The family stated that Bridgeport was notably recommended by the Japan International Cooperation Agency (JICA) as the preferred landing site in Samal as the bridge will be shorter, cheaper, and will spare rich marine
life from destruction.

“Hence, it can be surmised that the DENR was deprived of the opportunity to inform itself of other alignments with less environmental impacts, including the JICA-recommended alignment, before the Environmental Compliance Certificate (ECC) for the bridge was granted,” it said.

The family also noted that there were procedural lapses in the issuance of the required ECC, which was issued without a prior Protected Area Management Board (PAMB) clearance which is an essential requirement.

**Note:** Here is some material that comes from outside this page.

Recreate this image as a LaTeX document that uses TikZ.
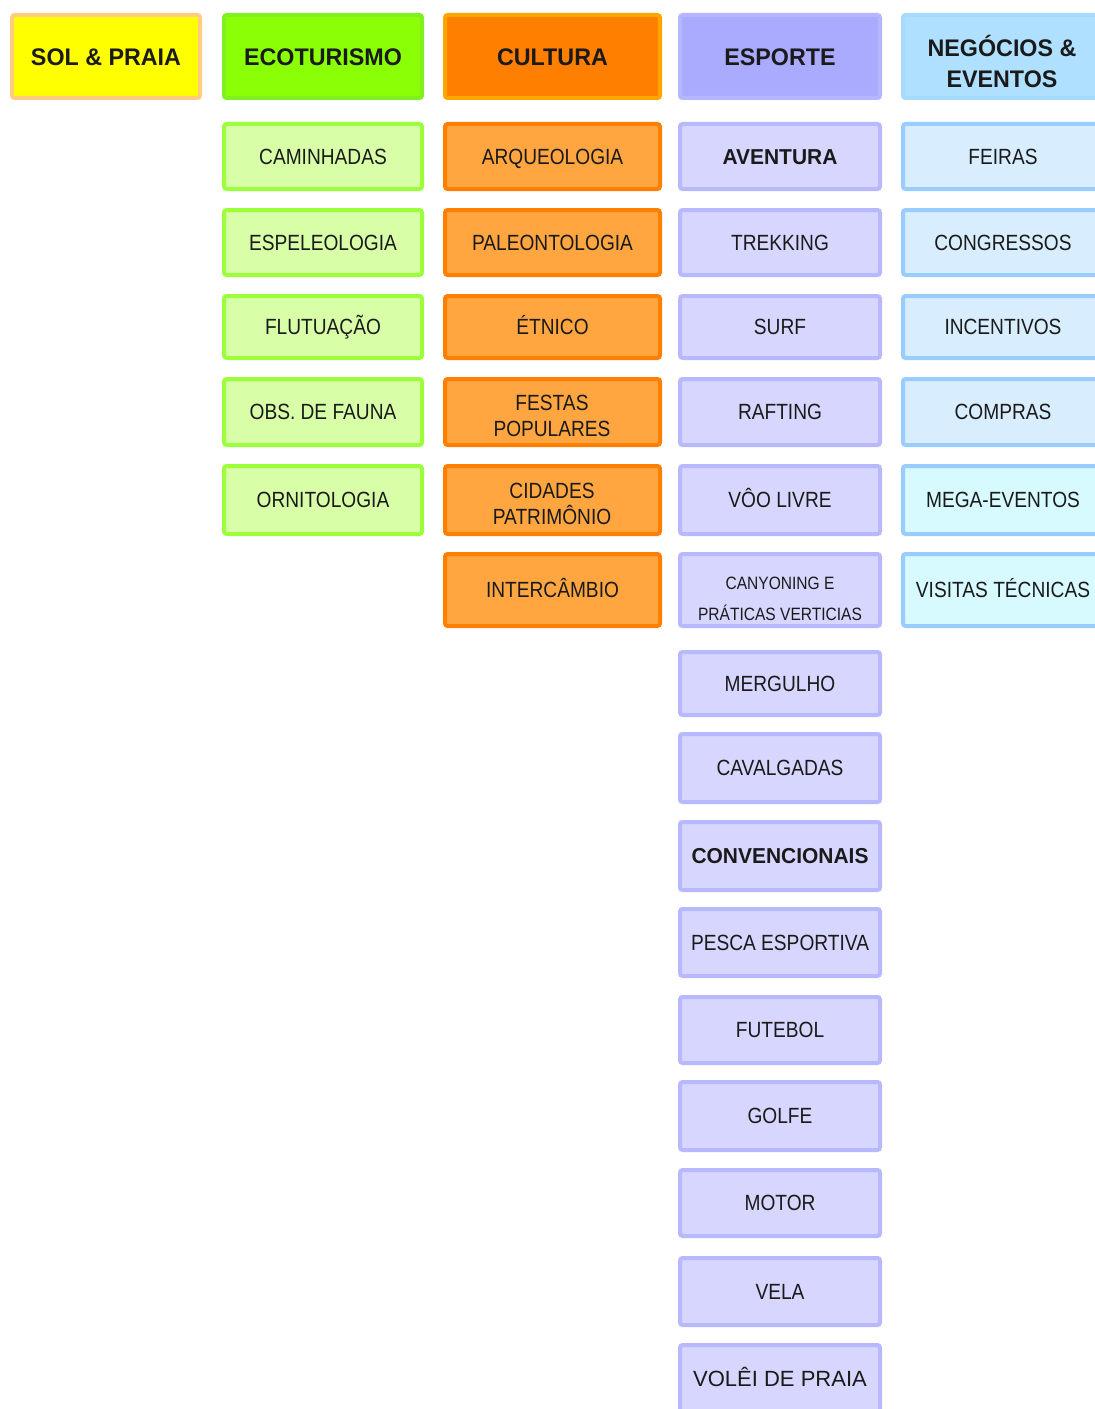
\documentclass[tikz,border=0pt]{standalone}
\usepackage{fontspec}
\setmainfont{Liberation Sans}
\newfontfamily\hdrfont{Liberation Sans}[FakeStretch=0.97]
\newfontfamily\subfont{Liberation Sans}[FakeStretch=0.87]
\definecolor{solfill}{HTML}{FFFF00}
\definecolor{soldraw}{HTML}{FFCC80}
\definecolor{ecofill}{HTML}{8AFF05}
\definecolor{ecodraw}{HTML}{80F020}
\definecolor{ecosubfill}{HTML}{D8FFA8}
\definecolor{ecosubdraw}{HTML}{9CFF3C}
\definecolor{culfill}{HTML}{FF7F00}
\definecolor{culdraw}{HTML}{FFA500}
\definecolor{culsubfill}{HTML}{FFA640}
\definecolor{culsubdraw}{HTML}{FF7F00}
\definecolor{espfill}{HTML}{AAAAFF}
\definecolor{espdraw}{HTML}{B6B6FF}
\definecolor{espsubfill}{HTML}{D6D6FF}
\definecolor{espsubdraw}{HTML}{B8B8FF}
\definecolor{negfill}{HTML}{B0E0FF}
\definecolor{negdraw}{HTML}{A8DAFF}
\definecolor{negsubfill}{HTML}{D8EEFF}
\definecolor{negsubdraw}{HTML}{99CCFF}
\definecolor{negcyanfill}{HTML}{D6FAFF}
\definecolor{txt}{HTML}{1A1A1A}
\newcommand\mybox[7]{\node[#6, minimum width={(#3-#2)*0.75pt-3pt}, minimum height={(#5-#4)*0.75pt-3pt}] (#1) at ({(#2+#3)/2},{(#4+#5)/2}) {#7};}
\tikzset{
  base/.style={draw, rounded corners=2pt, line width=3pt, align=center, inner sep=0pt, text=txt, text depth=0pt},
  hfnt/.style={font={\hdrfont\bfseries\fontsize{18pt}{24.75pt}\selectfont}, text height=12.9pt},
  sfnt/.style={font={\subfont\fontsize{16.5pt}{19.5pt}\selectfont}, text height=11.8pt},
  bfnt/.style={font={\hdrfont\bfseries\fontsize{16.2pt}{19.5pt}\selectfont}, text height=11.6pt},
  cfnt/.style={font={\subfont\fontsize{13.4pt}{23pt}\selectfont}, text height=9.6pt},
  hdr/.style={base, hfnt},
  sub/.style={base, sfnt},
  subb/.style={base, bfnt},
  line/.style={inner sep=0pt, text=txt, text depth=0pt},
  sol/.style={hdr, fill=solfill, draw=soldraw},
  eco/.style={hdr, fill=ecofill, draw=ecodraw},
  cul/.style={hdr, fill=culfill, draw=culdraw},
  esp/.style={hdr, fill=espfill, draw=espdraw},
  neg/.style={hdr, fill=negfill, draw=negdraw},
  ecos/.style={sub, fill=ecosubfill, draw=ecosubdraw},
  culs/.style={sub, fill=culsubfill, draw=culsubdraw},
  esps/.style={sub, fill=espsubfill, draw=espsubdraw},
  espb/.style={subb, fill=espsubfill, draw=espsubdraw},
  negs/.style={sub, fill=negsubfill, draw=negsubdraw},
  negc/.style={sub, fill=negcyanfill, draw=negsubdraw},
}
\begin{document}
\begin{tikzpicture}[x=0.75pt, y=-0.75pt]
\useasboundingbox (0,0) rectangle (1095,1409);
\fill[white] (0,0) rectangle (1095,1409);
\clip (0,0) rectangle (1095,1409);
% headers
\mybox{sol}{10}{202}{13}{100}{sol}{SOL \& PRAIA}
\mybox{eco}{222}{424}{13}{100}{eco}{ECOTURISMO}
\mybox{cul}{443}{662}{13}{100}{cul}{CULTURA}
\mybox{esp}{678}{882}{13}{100}{esp}{ESPORTE}
\mybox{neg}{901}{1105}{13}{100}{neg}{}
\node[line, hfnt] (negA) at (1002,48) {NEGÓCIOS \&};
\node[line, hfnt] (negB) at (1002,79) {EVENTOS};
% ecoturismo
\mybox{eco1}{222}{424}{122}{191}{ecos}{CAMINHADAS}
\mybox{eco2}{222}{424}{208}{277}{ecos}{ESPELEOLOGIA}
\mybox{eco3}{222}{424}{294}{360}{ecos}{FLUTUAÇÃO}
\mybox{eco4}{222}{424}{377}{447}{ecos}{OBS. DE FAUNA}
\mybox{eco5}{222}{424}{464}{536}{ecos}{ORNITOLOGIA}
% cultura
\mybox{cul1}{443}{662}{122}{191}{culs}{ARQUEOLOGIA}
\mybox{cul2}{443}{662}{208}{277}{culs}{PALEONTOLOGIA}
\mybox{cul3}{443}{662}{294}{360}{culs}{ÉTNICO}
\mybox{cul4}{443}{662}{377}{447}{culs}{}
\node[line, sfnt] (cul4a) at (552,403) {FESTAS};
\node[line, sfnt] (cul4b) at (552,429) {POPULARES};
\mybox{cul5}{443}{662}{464}{536}{culs}{}
\node[line, sfnt] (cul5a) at (552,491) {CIDADES};
\node[line, sfnt] (cul5b) at (552,517) {PATRIMÔNIO};
\mybox{cul6}{443}{662}{552}{628}{culs}{INTERCÂMBIO}
% esporte
\mybox{esp1}{678}{882}{122}{191}{espb}{AVENTURA}
\mybox{esp2}{678}{882}{208}{277}{esps}{TREKKING}
\mybox{esp3}{678}{882}{294}{360}{esps}{SURF}
\mybox{esp4}{678}{882}{377}{447}{esps}{RAFTING}
\mybox{esp5}{678}{882}{464}{536}{esps}{VÔO LIVRE}
\mybox{esp6}{678}{882}{552}{628}{esps}{}
\node[line, cfnt] (esp6a) at (780,583.5) {CANYONING E};
\node[line, cfnt] (esp6b) at (780,614.5) {PRÁTICAS VERTICIAS};
\mybox{esp7}{678}{882}{650}{717}{esps}{MERGULHO}
\mybox{esp8}{678}{882}{732}{804}{esps}{CAVALGADAS}
\mybox{esp9}{678}{882}{820}{892}{espb}{CONVENCIONAIS}
\mybox{esp10}{678}{882}{907}{978}{esps}{PESCA ESPORTIVA}
\mybox{esp11}{678}{882}{995}{1065}{esps}{FUTEBOL}
\mybox{esp12}{678}{882}{1080}{1152}{esps}{GOLFE}
\mybox{esp13}{678}{882}{1168}{1238}{esps}{MOTOR}
\mybox{esp14}{678}{882}{1256}{1327}{esps}{VELA}
\mybox{esp15}{678}{882}{1343}{1415}{esps,font={\fontsize{16.5pt}{19.5pt}\selectfont}}{VOLÊI DE PRAIA}
% negocios
\mybox{neg1}{901}{1105}{122}{191}{negs}{FEIRAS}
\mybox{neg2}{901}{1105}{208}{277}{negs}{CONGRESSOS}
\mybox{neg3}{901}{1105}{294}{360}{negs}{INCENTIVOS}
\mybox{neg4}{901}{1105}{377}{447}{negs}{COMPRAS}
\mybox{neg5}{901}{1105}{464}{536}{negc}{MEGA-EVENTOS}
\mybox{neg6}{901}{1105}{552}{628}{negc}{VISITAS TÉCNICAS}
\end{tikzpicture}
\end{document}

The entire Samal Island is a protected area, it being classified as a Mangrove Swamp Forest Reserve under Proclamation No. 2152, s. 1981, which became an initial component of the National Integrated Protected Areas System or NIPAS.

Its boundary has not been modified by an act of Congress to date.

“Therefore, it is misleading to state that the landing site in Samal Island is outside the declared protected area. A valid PAMB Clearance therefore is essential before an ECC could be issued. While the airport height limits and navigation channel requirements have been raised as a concern, we trust that engineering solutions are available to address the same, with the end view of implementing a cost-efficient and environmentally sustainable bridge project” it said.